> _EXERCISE_
Restate the whole listing word for word. Pictures are left out.

··········

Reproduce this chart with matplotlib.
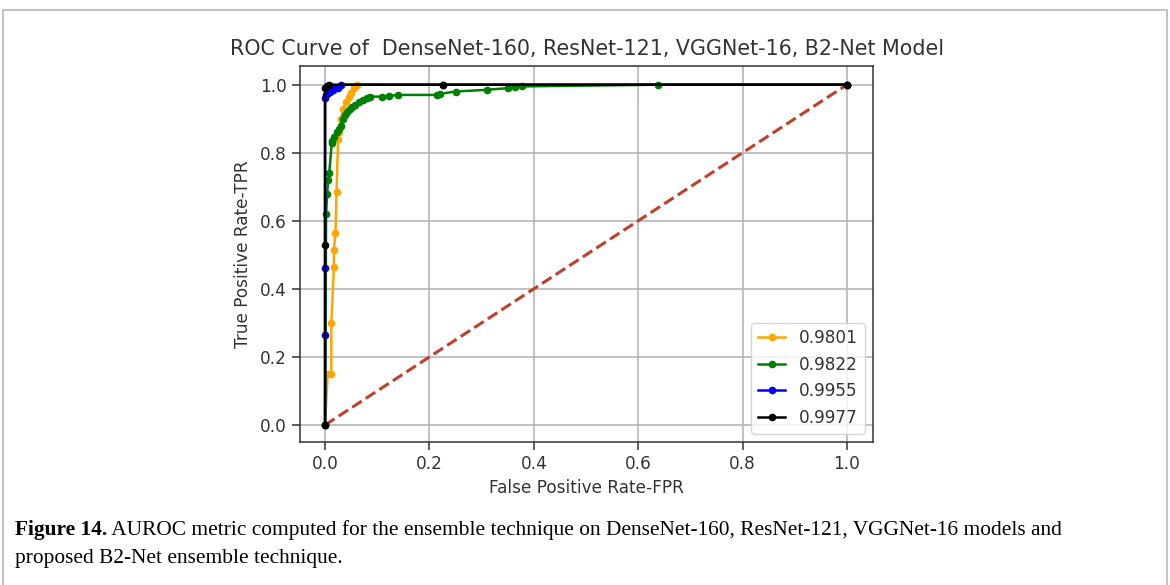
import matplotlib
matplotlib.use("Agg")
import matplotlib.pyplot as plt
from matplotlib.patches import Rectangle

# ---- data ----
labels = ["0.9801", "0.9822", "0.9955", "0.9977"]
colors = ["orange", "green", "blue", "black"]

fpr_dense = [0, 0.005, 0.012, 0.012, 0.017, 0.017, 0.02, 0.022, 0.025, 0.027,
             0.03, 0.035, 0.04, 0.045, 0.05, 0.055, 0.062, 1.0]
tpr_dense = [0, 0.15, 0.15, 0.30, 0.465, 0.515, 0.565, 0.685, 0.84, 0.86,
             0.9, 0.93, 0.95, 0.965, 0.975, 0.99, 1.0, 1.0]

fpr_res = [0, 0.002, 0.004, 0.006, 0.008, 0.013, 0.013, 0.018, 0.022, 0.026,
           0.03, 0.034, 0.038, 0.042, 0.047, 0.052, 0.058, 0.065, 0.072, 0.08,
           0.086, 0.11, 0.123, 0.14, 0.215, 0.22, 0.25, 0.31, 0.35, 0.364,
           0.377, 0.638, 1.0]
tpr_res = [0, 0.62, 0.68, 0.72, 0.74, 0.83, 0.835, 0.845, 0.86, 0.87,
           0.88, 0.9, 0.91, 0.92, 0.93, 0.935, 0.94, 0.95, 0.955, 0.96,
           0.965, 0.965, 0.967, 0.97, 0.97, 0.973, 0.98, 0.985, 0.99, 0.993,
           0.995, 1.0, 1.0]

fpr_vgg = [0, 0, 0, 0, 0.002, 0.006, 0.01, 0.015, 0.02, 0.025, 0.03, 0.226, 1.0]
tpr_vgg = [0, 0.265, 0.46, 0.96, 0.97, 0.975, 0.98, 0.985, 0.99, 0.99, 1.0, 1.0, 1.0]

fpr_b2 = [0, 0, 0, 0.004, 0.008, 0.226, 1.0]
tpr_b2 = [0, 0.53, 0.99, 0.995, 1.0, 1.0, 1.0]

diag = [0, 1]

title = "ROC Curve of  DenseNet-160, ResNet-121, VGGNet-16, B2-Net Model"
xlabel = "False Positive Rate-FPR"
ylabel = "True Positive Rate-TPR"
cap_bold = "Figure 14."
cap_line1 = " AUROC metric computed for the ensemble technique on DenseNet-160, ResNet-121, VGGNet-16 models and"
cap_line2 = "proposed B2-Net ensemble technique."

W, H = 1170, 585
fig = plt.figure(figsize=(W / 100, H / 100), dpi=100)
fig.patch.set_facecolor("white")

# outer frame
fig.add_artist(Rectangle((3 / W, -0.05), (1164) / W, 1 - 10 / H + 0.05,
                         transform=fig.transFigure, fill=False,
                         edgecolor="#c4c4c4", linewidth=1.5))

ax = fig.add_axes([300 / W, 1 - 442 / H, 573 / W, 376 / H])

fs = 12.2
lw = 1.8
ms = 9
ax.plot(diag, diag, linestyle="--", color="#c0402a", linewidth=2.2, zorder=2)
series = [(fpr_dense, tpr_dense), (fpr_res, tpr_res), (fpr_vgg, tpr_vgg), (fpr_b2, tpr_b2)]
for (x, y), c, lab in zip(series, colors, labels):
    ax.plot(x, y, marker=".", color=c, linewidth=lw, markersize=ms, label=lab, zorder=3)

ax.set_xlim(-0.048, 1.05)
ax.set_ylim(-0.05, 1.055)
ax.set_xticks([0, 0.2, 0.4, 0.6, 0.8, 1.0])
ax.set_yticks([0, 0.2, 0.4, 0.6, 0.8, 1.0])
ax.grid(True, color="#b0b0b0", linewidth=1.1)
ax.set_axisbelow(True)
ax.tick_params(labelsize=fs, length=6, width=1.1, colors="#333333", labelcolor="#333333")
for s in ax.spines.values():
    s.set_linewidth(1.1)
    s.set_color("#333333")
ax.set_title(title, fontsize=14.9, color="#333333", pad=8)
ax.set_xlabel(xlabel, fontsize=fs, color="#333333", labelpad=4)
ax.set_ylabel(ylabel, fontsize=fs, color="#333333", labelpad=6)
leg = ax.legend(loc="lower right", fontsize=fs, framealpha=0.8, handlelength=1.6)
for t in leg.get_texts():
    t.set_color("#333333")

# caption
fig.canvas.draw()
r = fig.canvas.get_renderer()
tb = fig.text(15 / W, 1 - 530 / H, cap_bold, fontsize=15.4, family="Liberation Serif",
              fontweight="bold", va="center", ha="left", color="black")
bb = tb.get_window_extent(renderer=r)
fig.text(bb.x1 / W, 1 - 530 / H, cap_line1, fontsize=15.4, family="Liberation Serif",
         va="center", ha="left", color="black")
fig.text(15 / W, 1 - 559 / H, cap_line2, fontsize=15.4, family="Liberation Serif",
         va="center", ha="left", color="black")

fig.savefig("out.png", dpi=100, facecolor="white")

··········

> _TASK RESULT_
Reproduce this chart with matplotlib.
import matplotlib
matplotlib.use("Agg")
import matplotlib.pyplot as plt
from matplotlib.patches import Rectangle

# ---- data ----
labels = ["0.9801", "0.9822", "0.9955", "0.9977"]
colors = ["orange", "green", "blue", "black"]

fpr_dense = [0, 0.005, 0.012, 0.012, 0.017, 0.017, 0.02, 0.022, 0.025, 0.027,
             0.03, 0.035, 0.04, 0.045, 0.05, 0.055, 0.062, 1.0]
tpr_dense = [0, 0.15, 0.15, 0.30, 0.465, 0.515, 0.565, 0.685, 0.84, 0.86,
             0.9, 0.93, 0.95, 0.965, 0.975, 0.99, 1.0, 1.0]

fpr_res = [0, 0.002, 0.004, 0.006, 0.008, 0.013, 0.013, 0.018, 0.022, 0.026,
           0.03, 0.034, 0.038, 0.042, 0.047, 0.052, 0.058, 0.065, 0.072, 0.08,
           0.086, 0.11, 0.123, 0.14, 0.215, 0.22, 0.25, 0.31, 0.35, 0.364,
           0.377, 0.638, 1.0]
tpr_res = [0, 0.62, 0.68, 0.72, 0.74, 0.83, 0.835, 0.845, 0.86, 0.87,
           0.88, 0.9, 0.91, 0.92, 0.93, 0.935, 0.94, 0.95, 0.955, 0.96,
           0.965, 0.965, 0.967, 0.97, 0.97, 0.973, 0.98, 0.985, 0.99, 0.993,
           0.995, 1.0, 1.0]

fpr_vgg = [0, 0, 0, 0, 0.002, 0.006, 0.01, 0.015, 0.02, 0.025, 0.03, 0.226, 1.0]
tpr_vgg = [0, 0.265, 0.46, 0.96, 0.97, 0.975, 0.98, 0.985, 0.99, 0.99, 1.0, 1.0, 1.0]

fpr_b2 = [0, 0, 0, 0.004, 0.008, 0.226, 1.0]
tpr_b2 = [0, 0.53, 0.99, 0.995, 1.0, 1.0, 1.0]

diag = [0, 1]

title = "ROC Curve of  DenseNet-160, ResNet-121, VGGNet-16, B2-Net Model"
xlabel = "False Positive Rate-FPR"
ylabel = "True Positive Rate-TPR"
cap_bold = "Figure 14."
cap_line1 = " AUROC metric computed for the ensemble technique on DenseNet-160, ResNet-121, VGGNet-16 models and"
cap_line2 = "proposed B2-Net ensemble technique."

W, H = 1170, 585
fig = plt.figure(figsize=(W / 100, H / 100), dpi=100)
fig.patch.set_facecolor("white")

# outer frame
fig.add_artist(Rectangle((3 / W, -0.05), (1164) / W, 1 - 10 / H + 0.05,
                         transform=fig.transFigure, fill=False,
                         edgecolor="#c4c4c4", linewidth=1.5))

ax = fig.add_axes([300 / W, 1 - 442 / H, 573 / W, 376 / H])

fs = 12.2
lw = 1.8
ms = 9
ax.plot(diag, diag, linestyle="--", color="#c0402a", linewidth=2.2, zorder=2)
series = [(fpr_dense, tpr_dense), (fpr_res, tpr_res), (fpr_vgg, tpr_vgg), (fpr_b2, tpr_b2)]
for (x, y), c, lab in zip(series, colors, labels):
    ax.plot(x, y, marker=".", color=c, linewidth=lw, markersize=ms, label=lab, zorder=3)

ax.set_xlim(-0.048, 1.05)
ax.set_ylim(-0.05, 1.055)
ax.set_xticks([0, 0.2, 0.4, 0.6, 0.8, 1.0])
ax.set_yticks([0, 0.2, 0.4, 0.6, 0.8, 1.0])
ax.grid(True, color="#b0b0b0", linewidth=1.1)
ax.set_axisbelow(True)
ax.tick_params(labelsize=fs, length=6, width=1.1, colors="#333333", labelcolor="#333333")
for s in ax.spines.values():
    s.set_linewidth(1.1)
    s.set_color("#333333")
ax.set_title(title, fontsize=14.9, color="#333333", pad=8)
ax.set_xlabel(xlabel, fontsize=fs, color="#333333", labelpad=4)
ax.set_ylabel(ylabel, fontsize=fs, color="#333333", labelpad=6)
leg = ax.legend(loc="lower right", fontsize=fs, framealpha=0.8, handlelength=1.6)
for t in leg.get_texts():
    t.set_color("#333333")

# caption
fig.canvas.draw()
r = fig.canvas.get_renderer()
tb = fig.text(15 / W, 1 - 530 / H, cap_bold, fontsize=15.4, family="Liberation Serif",
              fontweight="bold", va="center", ha="left", color="black")
bb = tb.get_window_extent(renderer=r)
fig.text(bb.x1 / W, 1 - 530 / H, cap_line1, fontsize=15.4, family="Liberation Serif",
         va="center", ha="left", color="black")
fig.text(15 / W, 1 - 559 / H, cap_line2, fontsize=15.4, family="Liberation Serif",
         va="center", ha="left", color="black")

fig.savefig("out.png", dpi=100, facecolor="white")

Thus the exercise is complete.